Summary and Contributions: The paper proposes a novel approach to solving problems with in the setting of learning with augmented classes and unlabeled data (LACU). The authors re-frame the problem and derive a formulation in which they can minimize the (unknown) risk function efficiently if they know the class proportions in the test distribution.
Strengths: The main contributions are: * Prop 1 & 2: characterization of the full OVR risk if labels for new class were given, showing that it can be recovered from labeled train and unsupervised test data (if true mixture proportion is known) * Theoretical analysis of proposed framework & kernel algorithm: consistency & finite sample bounds (Thms 1-4) Other contrib: * formalization of class-shift & generalized class-shift condition * simple derivation of kernelized & dl-based algorithms to optimize the introduced objectives * empirical evaluation of proposed methods
Weaknesses: - Relative basic theory - hard to compare empirical results to literature
Correctness: yes
Clarity: yes
Relation to Prior Work: yes
Reproducibility: Yes
Additional Feedback: The proposed methodology is simple, straightforward and elegant. All theoretical results are relatively basic, either simple derivations from [16] or they follow from standard learning theory results. (which of course need not be a problem) The empirical evaluation looks sufficiently thorough. However, regarding the bad results for the most relevant contenders, LACU-SVM & PAC-iForest: it would have been useful to include data sets from the corresponding papers (eg 20newsgroup for LACU-SVM) for comparison and test whether you're able to reproduce their reported results - like it is, it is hard to compare the empirical performance properly. The paper is generally well written and very easy to understand. Typos & minor comments: Table 1: significance level would be 5%, not 95% "high-stake" not "high-stack" in line 14 line 91: classifier' index 1,...,K+1 or 1,...,K,nc is somewhat inconsistently used - maybe better use one of the two throughout? (such as between eq (2) and Prop 1) line 135 is somewhat sloppy - it's clear what you mean, but theta_tr^i were no-where defined, and if they actually where the class priors in the training data, then the theta from eq (1) would be 0 line 137 - some word is missing, maybe an "if"? line 168 - "empirical", not "empirically" line 198-199 - missing "that" and "the" "I looked at the author rebuttal, but this does not change my stance about the paper. Hence, I keep my current score."

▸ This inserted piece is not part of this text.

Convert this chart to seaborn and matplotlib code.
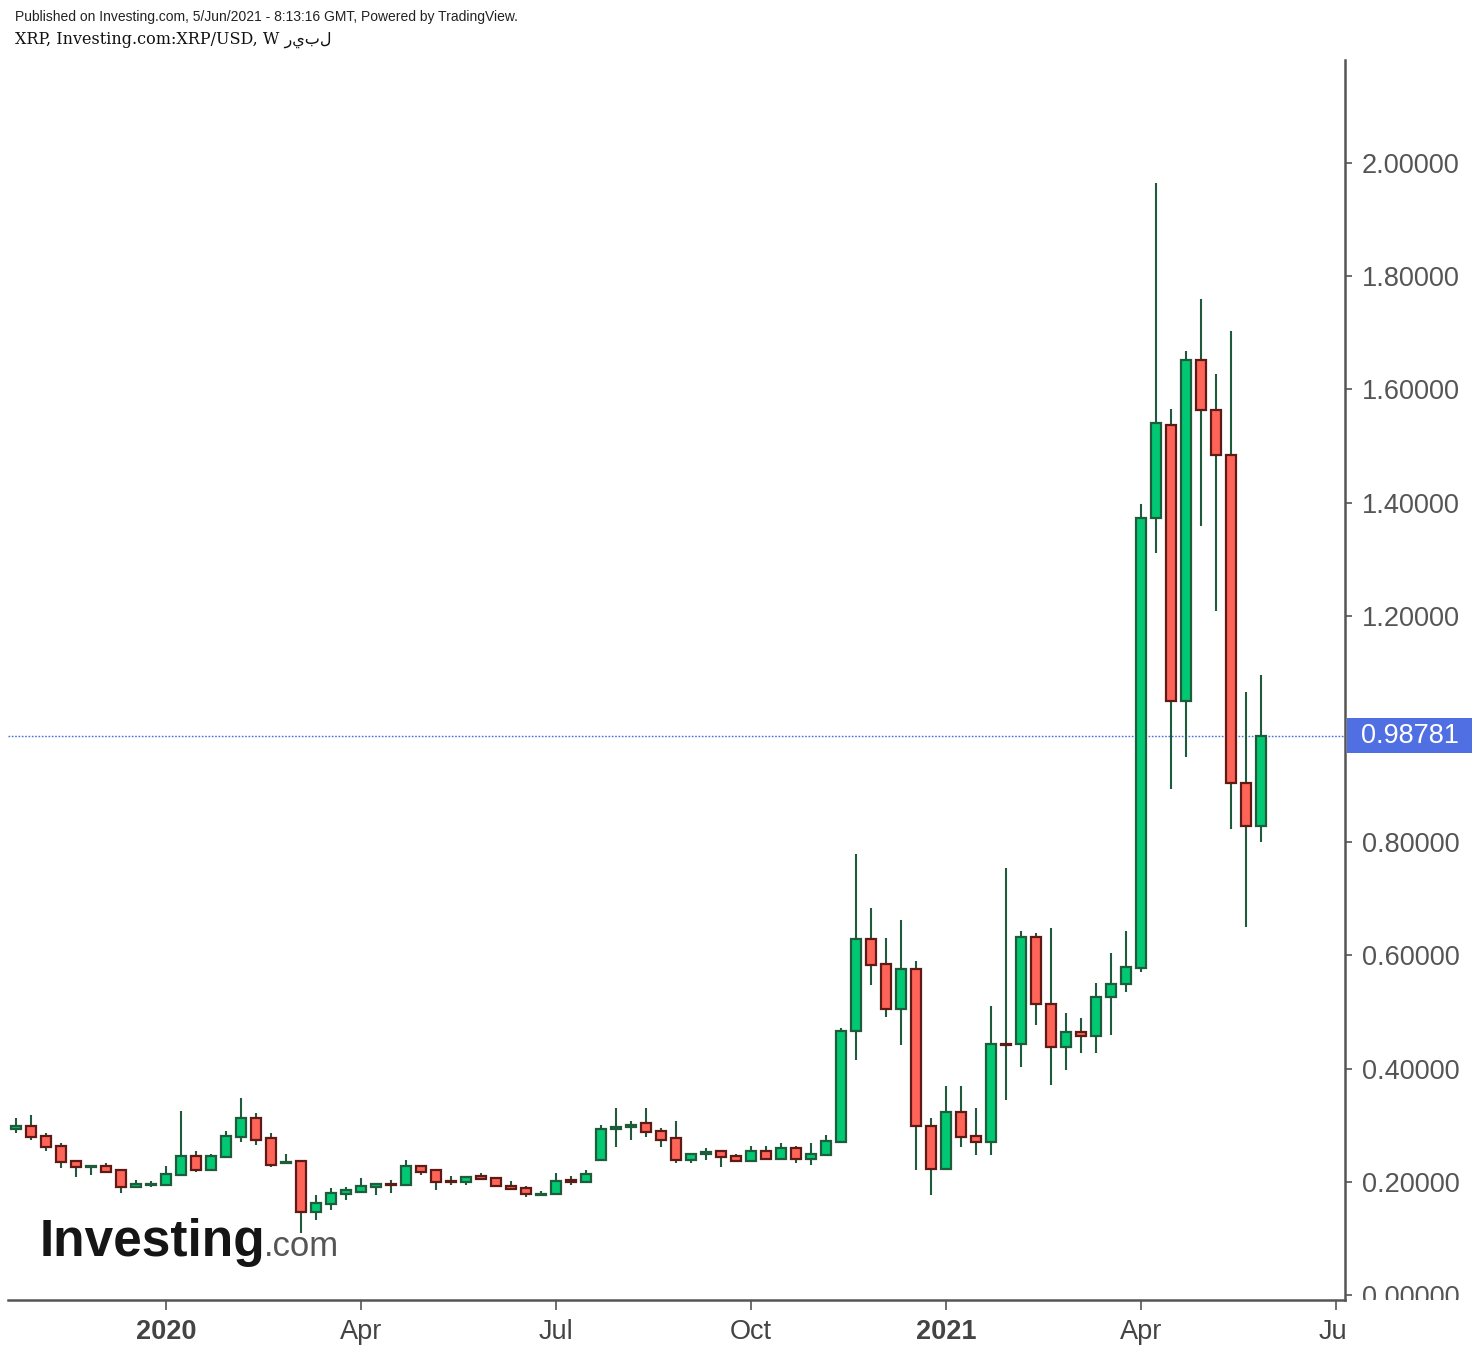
import numpy as np
import pandas as pd
import seaborn as sns
import matplotlib
matplotlib.use("Agg")
import matplotlib.pyplot as plt
from matplotlib.patches import Rectangle
from matplotlib.transforms import Bbox, TransformedBbox, blended_transform_factory

# ---------------- data (weekly XRP/USD candles) ----------------
week_start = pd.date_range("2019-10-28", periods=84, freq="7D")

open_ = [0.293, 0.299, 0.281, 0.264, 0.237, 0.227, 0.228, 0.220, 0.191, 0.194,
         0.194, 0.212, 0.246, 0.221, 0.243, 0.279, 0.312, 0.277, 0.233, 0.237,
         0.146, 0.161, 0.178, 0.182, 0.191, 0.197, 0.194, 0.228, 0.220, 0.202,
         0.200, 0.210, 0.206, 0.193, 0.189, 0.177, 0.178, 0.203, 0.200, 0.239,
         0.294, 0.297, 0.304, 0.290, 0.277, 0.239, 0.250, 0.255, 0.246, 0.236,
         0.255, 0.240, 0.259, 0.240, 0.247, 0.270, 0.466, 0.629, 0.585, 0.505,
         0.576, 0.299, 0.222, 0.324, 0.281, 0.271, 0.444, 0.443, 0.633, 0.514,
         0.438, 0.465, 0.457, 0.527, 0.549, 0.578, 1.373, 1.538, 1.050, 1.652,
         1.564, 1.484, 0.904, 0.828]
high = [0.312, 0.318, 0.287, 0.269, 0.238, 0.229, 0.233, 0.221, 0.203, 0.201,
        0.228, 0.326, 0.255, 0.250, 0.290, 0.348, 0.321, 0.286, 0.250, 0.237,
        0.176, 0.189, 0.191, 0.206, 0.197, 0.203, 0.239, 0.228, 0.220, 0.210,
        0.210, 0.215, 0.206, 0.202, 0.193, 0.184, 0.215, 0.210, 0.220, 0.300,
        0.330, 0.308, 0.330, 0.295, 0.308, 0.250, 0.259, 0.255, 0.250, 0.264,
        0.264, 0.268, 0.264, 0.268, 0.282, 0.471, 0.780, 0.683, 0.631, 0.662,
        0.591, 0.312, 0.370, 0.370, 0.330, 0.511, 0.754, 0.644, 0.640, 0.648,
        0.498, 0.489, 0.551, 0.604, 0.644, 1.397, 1.964, 1.565, 1.667, 1.760,
        1.627, 1.703, 1.065, 1.095]
low = [0.287, 0.274, 0.255, 0.225, 0.208, 0.212, 0.216, 0.181, 0.191, 0.191,
       0.194, 0.212, 0.217, 0.221, 0.243, 0.270, 0.265, 0.226, 0.233, 0.110,
       0.133, 0.150, 0.168, 0.181, 0.177, 0.181, 0.194, 0.212, 0.186, 0.194,
       0.194, 0.204, 0.191, 0.186, 0.173, 0.177, 0.178, 0.194, 0.200, 0.239,
       0.261, 0.274, 0.279, 0.261, 0.234, 0.234, 0.239, 0.226, 0.235, 0.235,
       0.239, 0.239, 0.234, 0.230, 0.247, 0.270, 0.415, 0.548, 0.491, 0.442,
       0.221, 0.177, 0.222, 0.261, 0.247, 0.247, 0.345, 0.402, 0.477, 0.371,
       0.398, 0.428, 0.428, 0.459, 0.535, 0.571, 1.311, 0.894, 0.951, 1.359,
       1.209, 0.823, 0.651, 0.801]
close = [0.298, 0.279, 0.261, 0.235, 0.226, 0.228, 0.217, 0.191, 0.196, 0.196,
         0.214, 0.246, 0.221, 0.246, 0.281, 0.312, 0.274, 0.230, 0.235, 0.146,
         0.162, 0.180, 0.185, 0.192, 0.196, 0.195, 0.228, 0.217, 0.200, 0.200,
         0.209, 0.205, 0.192, 0.187, 0.178, 0.179, 0.202, 0.200, 0.213, 0.294,
         0.297, 0.301, 0.288, 0.274, 0.239, 0.250, 0.253, 0.244, 0.236, 0.255,
         0.240, 0.259, 0.240, 0.250, 0.273, 0.466, 0.629, 0.583, 0.505, 0.576,
         0.298, 0.222, 0.324, 0.280, 0.271, 0.443, 0.442, 0.633, 0.514, 0.438,
         0.465, 0.457, 0.527, 0.549, 0.580, 1.373, 1.541, 1.050, 1.652, 1.563,
         1.484, 0.904, 0.828, 0.98781]

# 1.00000 is hidden behind the last-price label in the reference
y_ticks = [0.0, 0.2, 0.4, 0.6, 0.8, 1.2, 1.4, 1.6, 1.8, 2.0]
x_tick_dates = ["2020-01-06", "2020-04-06", "2020-07-06", "2020-10-05",
                "2021-01-04", "2021-04-05", "2021-07-05"]
x_tick_labels = ["2020", "Apr", "Jul", "Oct", "2021", "Apr", "Jul"]
x_tick_bold = [True, False, False, False, True, False, False]

# ---------------- styling ----------------
sns.set_theme(style="white")
plt.rcParams["font.family"] = ["Liberation Sans", "DejaVu Sans"]

UP_FILL, UP_EDGE = "#00c873", "#1f5c3b"
DN_FILL, DN_EDGE = "#ff6459", "#5e1a14"
WICK = "#1f5a3c"
AX_COL = "#555555"

df = pd.DataFrame({"date": week_start, "open": open_, "high": high,
                   "low": low, "close": close})
t0 = df["date"].iloc[0]
df["x"] = (df["date"] - t0).dt.days / 7.0
df["up"] = df["close"] >= df["open"]
df["bottom"] = df[["open", "close"]].min(axis=1)
df["height"] = (df["close"] - df["open"]).abs()

W, H = 1479, 1352
fig = plt.figure(figsize=(W / 100, H / 100), dpi=100)
ax_l, ax_r, ax_b, ax_t = 8, 1345, 1300, 60
ax = fig.add_axes([ax_l / W, 1 - ax_b / H, (ax_r - ax_l) / W, (ax_b - ax_t) / H])
ax.set_facecolor("white")

# wicks
ax.vlines(df["x"], df["low"], df["high"], color=WICK, linewidth=1.5, zorder=2)
# bodies
for is_up, fill, edge in [(True, UP_FILL, UP_EDGE), (False, DN_FILL, DN_EDGE)]:
    d = df[df["up"] == is_up]
    ax.bar(d["x"], d["height"], bottom=d["bottom"], width=0.72, color=fill,
           edgecolor=edge, linewidth=1.6, zorder=3)

ax.set_xlim(-0.533, 88.6)
ax.set_ylim(-0.0088, 2.182)

# last price line and label
last = close[-1]
ax.axhline(last, color="#4a6ee0", linewidth=1.0, linestyle=(0, (1.2, 1.2)), zorder=1)
bt = blended_transform_factory(ax.transAxes, ax.transData)
ax.add_patch(Rectangle((1.0015, last - 0.031), 0.0935, 0.062, transform=bt,
                       facecolor="#4f6fe2", edgecolor="none", clip_on=False, zorder=5))
ax.text(1.0015 + 0.0935 / 2, last, f"{last:.5f}", transform=bt, ha="center",
        va="center", color="white", fontsize=19.5, clip_on=False, zorder=6)

# axes spines
for s in ["top", "left"]:
    ax.spines[s].set_visible(False)
for s in ["bottom", "right"]:
    ax.spines[s].set_color(AX_COL)
    ax.spines[s].set_linewidth(1.8)

# y axis on the right
ax.yaxis.tick_right()
ax.set_yticks(y_ticks)
ax.set_yticklabels([f"{v:.5f}" for v in y_ticks])
ax.tick_params(axis="y", which="major", right=True, left=False, length=5,
               width=1.2, color=AX_COL, labelsize=19.5, labelcolor=AX_COL, pad=7)

# x axis
xt = [(pd.Timestamp(d) - t0).days / 7.0 for d in x_tick_dates]
ax.set_xticks(xt)
ax.set_xticklabels(x_tick_labels)
ax.tick_params(axis="x", which="major", bottom=True, length=7, width=1.2,
               color=AX_COL, labelsize=19.5, labelcolor="#444444", pad=7)
for lab, b in zip(ax.get_xticklabels(), x_tick_bold):
    if b:
        lab.set_fontweight("bold")
ax.grid(False)

# clip tick labels to the pane, as in the reference
clip_y = TransformedBbox(Bbox([[0, 1 - ax_b / H], [1, 1]]), fig.transFigure)
for t in ax.yaxis.get_major_ticks():
    for lab in (t.label1, t.label2):
        lab.set_clip_box(clip_y)
        lab.set_clip_on(True)
clip_x = TransformedBbox(Bbox([[0, 0], [ax_r / W, 1]]), fig.transFigure)
for t in ax.xaxis.get_major_ticks():
    t.label1.set_clip_box(clip_x)
    t.label1.set_clip_on(True)

# header texts
fig.text(15 / W, 1 - 17 / H,
         "Published on Investing.com, 5/Jun/2021 - 8:13:16 GMT, Powered by TradingView.",
         fontsize=10, color="#222222", va="center", ha="left")
fig.text(15 / W, 1 - 40 / H, "XRP, Investing.com:XRP/USD, W ريبل",
         family=["DejaVu Serif", "DejaVu Sans"], fontsize=11.5, color="#111111",
         va="center", ha="left")

# watermark logo
fig.text(40 / W, 1 - 1256 / H, "Investing", fontsize=37, fontweight="bold",
         color="#151515", va="baseline", ha="left")
fig.text(264 / W, 1 - 1256 / H, ".com", fontsize=25, color="#555555",
         va="baseline", ha="left")

fig.savefig("out.png", dpi=100, facecolor="white")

Summary and Contributions: This paper proposes an unbiased risk estimator for learning with the augmented class if the unlabeled data that contains augmented classes are provided. The trick to derive an unbiased estimator is based on the risk rewriting technique, which has been used extensively in weakly-supervised classification, e.g., positive-unlabeled classification, and complementary-label classification. Theoretical analyses and experiments are provided to illustrate the effectiveness of the proposed method.
Strengths: Theoretical work is limited in this line of research (learning with augmented class). This paper provides theoretical results for learning under this scenario which is quite insightful and quite unique in this line of research.
Weaknesses: I do not see a critical weakness overall. 1. It is useful to add weaknesses/limitations of the proposed method. For example, my guess is that when the number of classes is large, this approach may be inappropriate because mixture proportion estimation can be unreliable. 2. Do we need to commit ourselves to the OVR loss? It may be a bit restrictive to focus on the OVR loss. It seems to me that we can straightforwardly consider a general infinite-sample consistent multiclass surrogate loss. If the authors can clarify how difficult it may occur when considering a loss function such as softmax cross-entropy loss apart from the convex formulation may not be obtained, I may consider increasing the score.
Correctness: I think the proposed method is sound.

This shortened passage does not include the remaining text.